▸ Exercise description: Output exactly the lines from the first one down to the line containing "import * as", inclusive.

▸ Collected data:
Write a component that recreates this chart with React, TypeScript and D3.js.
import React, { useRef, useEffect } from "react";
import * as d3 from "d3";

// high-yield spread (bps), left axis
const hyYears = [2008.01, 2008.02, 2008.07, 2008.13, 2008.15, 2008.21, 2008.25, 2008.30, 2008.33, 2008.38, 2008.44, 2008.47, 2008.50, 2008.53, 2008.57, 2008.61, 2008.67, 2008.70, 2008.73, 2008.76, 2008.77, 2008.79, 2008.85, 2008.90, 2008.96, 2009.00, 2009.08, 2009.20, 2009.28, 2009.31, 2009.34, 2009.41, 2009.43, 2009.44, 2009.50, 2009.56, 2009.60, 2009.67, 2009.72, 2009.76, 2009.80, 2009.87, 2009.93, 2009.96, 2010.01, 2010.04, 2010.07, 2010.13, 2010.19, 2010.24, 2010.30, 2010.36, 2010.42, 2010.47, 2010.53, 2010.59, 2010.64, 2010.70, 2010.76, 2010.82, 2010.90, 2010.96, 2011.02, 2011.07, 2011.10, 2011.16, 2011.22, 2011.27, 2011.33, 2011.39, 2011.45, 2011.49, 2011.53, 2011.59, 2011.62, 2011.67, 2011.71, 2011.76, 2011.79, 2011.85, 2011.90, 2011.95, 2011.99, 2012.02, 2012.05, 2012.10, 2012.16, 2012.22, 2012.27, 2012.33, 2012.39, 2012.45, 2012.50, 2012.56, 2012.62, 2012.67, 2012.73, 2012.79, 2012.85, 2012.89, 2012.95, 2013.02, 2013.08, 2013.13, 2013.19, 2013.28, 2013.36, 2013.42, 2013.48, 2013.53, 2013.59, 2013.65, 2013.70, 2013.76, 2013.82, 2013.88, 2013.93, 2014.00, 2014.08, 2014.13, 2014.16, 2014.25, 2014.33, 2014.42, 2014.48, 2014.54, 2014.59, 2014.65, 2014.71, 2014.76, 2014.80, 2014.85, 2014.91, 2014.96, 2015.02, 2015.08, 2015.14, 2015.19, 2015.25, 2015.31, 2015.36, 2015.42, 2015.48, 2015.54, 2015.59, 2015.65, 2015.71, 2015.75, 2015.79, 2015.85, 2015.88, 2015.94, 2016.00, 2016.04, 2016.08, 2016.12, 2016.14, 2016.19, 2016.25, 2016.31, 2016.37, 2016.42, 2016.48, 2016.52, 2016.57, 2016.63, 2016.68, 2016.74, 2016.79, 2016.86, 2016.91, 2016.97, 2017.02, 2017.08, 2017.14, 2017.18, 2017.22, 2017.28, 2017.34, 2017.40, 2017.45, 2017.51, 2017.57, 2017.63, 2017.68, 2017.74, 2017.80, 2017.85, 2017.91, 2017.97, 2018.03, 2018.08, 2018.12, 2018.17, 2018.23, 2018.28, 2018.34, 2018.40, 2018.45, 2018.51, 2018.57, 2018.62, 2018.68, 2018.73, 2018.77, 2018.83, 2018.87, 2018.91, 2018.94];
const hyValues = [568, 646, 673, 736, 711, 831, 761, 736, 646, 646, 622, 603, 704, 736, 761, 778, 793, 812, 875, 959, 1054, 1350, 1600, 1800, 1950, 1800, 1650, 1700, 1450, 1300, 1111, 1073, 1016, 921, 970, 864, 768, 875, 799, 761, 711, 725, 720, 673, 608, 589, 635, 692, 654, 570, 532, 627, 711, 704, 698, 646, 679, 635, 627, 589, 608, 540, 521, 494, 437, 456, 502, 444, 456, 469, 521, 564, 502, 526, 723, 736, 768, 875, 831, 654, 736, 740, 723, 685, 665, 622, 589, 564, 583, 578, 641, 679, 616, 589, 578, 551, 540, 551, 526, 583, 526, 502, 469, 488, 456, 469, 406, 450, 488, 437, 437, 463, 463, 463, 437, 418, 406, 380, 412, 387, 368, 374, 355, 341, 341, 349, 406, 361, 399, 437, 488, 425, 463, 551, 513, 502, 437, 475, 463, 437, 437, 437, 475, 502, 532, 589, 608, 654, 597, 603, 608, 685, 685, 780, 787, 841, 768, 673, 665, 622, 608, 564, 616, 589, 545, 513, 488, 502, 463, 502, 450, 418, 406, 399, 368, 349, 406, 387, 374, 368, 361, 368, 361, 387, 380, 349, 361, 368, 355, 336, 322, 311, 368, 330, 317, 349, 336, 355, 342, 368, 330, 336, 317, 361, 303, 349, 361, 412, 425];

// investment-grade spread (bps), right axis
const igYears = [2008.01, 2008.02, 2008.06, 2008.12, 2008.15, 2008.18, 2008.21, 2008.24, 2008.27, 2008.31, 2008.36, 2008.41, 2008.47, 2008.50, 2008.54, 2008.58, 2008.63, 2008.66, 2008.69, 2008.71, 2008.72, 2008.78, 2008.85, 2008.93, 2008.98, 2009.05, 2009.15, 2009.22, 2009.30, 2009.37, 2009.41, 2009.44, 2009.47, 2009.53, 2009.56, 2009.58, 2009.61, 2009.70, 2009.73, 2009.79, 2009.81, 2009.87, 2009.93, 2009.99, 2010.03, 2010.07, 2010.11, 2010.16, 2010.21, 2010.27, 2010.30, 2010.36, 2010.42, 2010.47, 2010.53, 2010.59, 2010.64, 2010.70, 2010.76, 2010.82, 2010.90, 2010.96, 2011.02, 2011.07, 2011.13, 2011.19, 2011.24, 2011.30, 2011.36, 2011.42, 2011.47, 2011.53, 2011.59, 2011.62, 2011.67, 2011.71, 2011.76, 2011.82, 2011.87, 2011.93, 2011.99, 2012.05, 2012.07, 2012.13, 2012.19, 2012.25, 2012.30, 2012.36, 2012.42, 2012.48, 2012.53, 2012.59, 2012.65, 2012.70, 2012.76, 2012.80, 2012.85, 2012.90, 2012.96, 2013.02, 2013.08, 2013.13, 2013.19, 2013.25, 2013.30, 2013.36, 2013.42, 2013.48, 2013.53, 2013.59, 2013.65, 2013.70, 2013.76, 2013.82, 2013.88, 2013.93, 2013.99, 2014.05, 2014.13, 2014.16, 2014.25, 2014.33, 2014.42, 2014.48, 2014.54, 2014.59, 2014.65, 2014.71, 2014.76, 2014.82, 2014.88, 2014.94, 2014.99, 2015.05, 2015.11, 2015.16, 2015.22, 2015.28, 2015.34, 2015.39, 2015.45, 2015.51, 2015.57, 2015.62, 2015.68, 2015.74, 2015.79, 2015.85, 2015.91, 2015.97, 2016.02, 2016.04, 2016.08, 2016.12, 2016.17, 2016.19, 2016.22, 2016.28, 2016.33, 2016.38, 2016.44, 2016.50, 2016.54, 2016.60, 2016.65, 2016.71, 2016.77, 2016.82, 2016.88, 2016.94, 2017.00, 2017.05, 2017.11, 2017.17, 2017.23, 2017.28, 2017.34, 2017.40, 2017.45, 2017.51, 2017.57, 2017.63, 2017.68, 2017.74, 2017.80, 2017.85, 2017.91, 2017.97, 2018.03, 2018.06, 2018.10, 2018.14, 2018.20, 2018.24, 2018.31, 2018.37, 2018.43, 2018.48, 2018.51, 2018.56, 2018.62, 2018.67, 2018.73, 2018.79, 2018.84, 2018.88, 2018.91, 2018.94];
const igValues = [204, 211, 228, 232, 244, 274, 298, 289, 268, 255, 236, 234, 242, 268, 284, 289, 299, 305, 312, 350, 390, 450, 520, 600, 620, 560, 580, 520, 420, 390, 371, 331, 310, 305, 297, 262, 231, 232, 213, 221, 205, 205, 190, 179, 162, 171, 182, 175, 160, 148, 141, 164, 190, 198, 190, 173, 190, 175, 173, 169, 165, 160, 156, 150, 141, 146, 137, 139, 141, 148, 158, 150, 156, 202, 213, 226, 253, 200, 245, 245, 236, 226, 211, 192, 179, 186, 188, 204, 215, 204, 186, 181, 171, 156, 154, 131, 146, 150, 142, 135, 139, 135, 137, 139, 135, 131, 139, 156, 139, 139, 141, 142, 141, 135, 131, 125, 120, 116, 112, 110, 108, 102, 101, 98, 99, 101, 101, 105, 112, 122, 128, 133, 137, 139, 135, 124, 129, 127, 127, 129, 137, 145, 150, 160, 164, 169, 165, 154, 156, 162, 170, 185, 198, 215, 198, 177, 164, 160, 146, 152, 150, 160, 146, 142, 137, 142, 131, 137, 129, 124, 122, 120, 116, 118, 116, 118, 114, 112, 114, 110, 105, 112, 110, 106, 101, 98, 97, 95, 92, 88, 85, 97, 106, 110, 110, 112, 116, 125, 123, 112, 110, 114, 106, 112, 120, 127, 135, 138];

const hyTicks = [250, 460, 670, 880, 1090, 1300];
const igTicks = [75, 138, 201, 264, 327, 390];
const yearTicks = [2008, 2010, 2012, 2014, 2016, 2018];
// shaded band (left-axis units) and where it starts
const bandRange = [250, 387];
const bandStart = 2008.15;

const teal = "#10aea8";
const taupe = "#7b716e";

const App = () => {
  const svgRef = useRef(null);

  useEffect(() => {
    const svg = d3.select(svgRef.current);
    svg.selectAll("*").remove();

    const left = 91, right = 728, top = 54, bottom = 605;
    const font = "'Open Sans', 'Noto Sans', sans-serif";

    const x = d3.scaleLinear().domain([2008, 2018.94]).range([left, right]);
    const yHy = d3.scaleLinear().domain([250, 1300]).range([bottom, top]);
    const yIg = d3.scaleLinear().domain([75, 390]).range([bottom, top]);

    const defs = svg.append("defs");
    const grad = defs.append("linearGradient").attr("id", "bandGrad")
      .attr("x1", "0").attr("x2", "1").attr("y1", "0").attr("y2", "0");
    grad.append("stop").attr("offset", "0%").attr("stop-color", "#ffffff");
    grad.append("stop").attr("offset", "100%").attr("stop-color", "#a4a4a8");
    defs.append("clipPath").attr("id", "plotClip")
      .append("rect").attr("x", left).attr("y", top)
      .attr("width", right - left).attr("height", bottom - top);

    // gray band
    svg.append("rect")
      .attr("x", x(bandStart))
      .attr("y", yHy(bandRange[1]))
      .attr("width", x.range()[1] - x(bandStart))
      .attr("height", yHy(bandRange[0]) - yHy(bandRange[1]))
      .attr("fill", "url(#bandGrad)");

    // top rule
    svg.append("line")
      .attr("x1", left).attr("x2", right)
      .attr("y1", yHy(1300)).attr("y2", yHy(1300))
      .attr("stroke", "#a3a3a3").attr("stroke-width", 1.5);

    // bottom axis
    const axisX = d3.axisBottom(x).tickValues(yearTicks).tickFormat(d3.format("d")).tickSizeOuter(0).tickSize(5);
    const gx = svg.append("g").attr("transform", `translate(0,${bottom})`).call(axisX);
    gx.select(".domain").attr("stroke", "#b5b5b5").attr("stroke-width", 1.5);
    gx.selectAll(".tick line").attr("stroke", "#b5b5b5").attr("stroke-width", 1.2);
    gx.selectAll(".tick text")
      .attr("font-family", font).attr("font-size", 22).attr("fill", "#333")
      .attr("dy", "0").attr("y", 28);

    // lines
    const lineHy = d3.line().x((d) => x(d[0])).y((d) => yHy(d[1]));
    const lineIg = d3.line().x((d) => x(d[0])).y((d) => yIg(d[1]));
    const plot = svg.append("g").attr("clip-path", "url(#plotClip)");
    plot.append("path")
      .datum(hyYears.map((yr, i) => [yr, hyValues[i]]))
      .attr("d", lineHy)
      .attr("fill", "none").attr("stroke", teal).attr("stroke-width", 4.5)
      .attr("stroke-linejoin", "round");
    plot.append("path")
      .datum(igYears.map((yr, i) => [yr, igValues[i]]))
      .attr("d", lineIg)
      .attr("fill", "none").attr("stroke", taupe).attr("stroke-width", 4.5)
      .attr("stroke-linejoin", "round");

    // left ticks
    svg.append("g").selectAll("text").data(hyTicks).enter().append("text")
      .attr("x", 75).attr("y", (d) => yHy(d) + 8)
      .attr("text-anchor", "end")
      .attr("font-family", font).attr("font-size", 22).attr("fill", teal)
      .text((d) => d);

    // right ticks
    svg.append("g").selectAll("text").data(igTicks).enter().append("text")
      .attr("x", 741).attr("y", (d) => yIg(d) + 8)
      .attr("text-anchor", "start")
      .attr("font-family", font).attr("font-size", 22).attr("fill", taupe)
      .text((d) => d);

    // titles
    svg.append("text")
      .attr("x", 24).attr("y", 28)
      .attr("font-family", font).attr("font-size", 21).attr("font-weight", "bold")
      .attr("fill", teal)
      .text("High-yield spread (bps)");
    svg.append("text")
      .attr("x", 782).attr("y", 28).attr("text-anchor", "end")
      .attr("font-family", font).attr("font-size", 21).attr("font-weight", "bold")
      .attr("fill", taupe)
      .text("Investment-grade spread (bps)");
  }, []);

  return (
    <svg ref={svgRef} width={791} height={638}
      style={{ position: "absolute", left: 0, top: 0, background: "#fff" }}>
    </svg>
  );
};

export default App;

▸ Expected answer:
Write a component that recreates this chart with React, TypeScript and D3.js.
import React, { useRef, useEffect } from "react";
import * as d3 from "d3";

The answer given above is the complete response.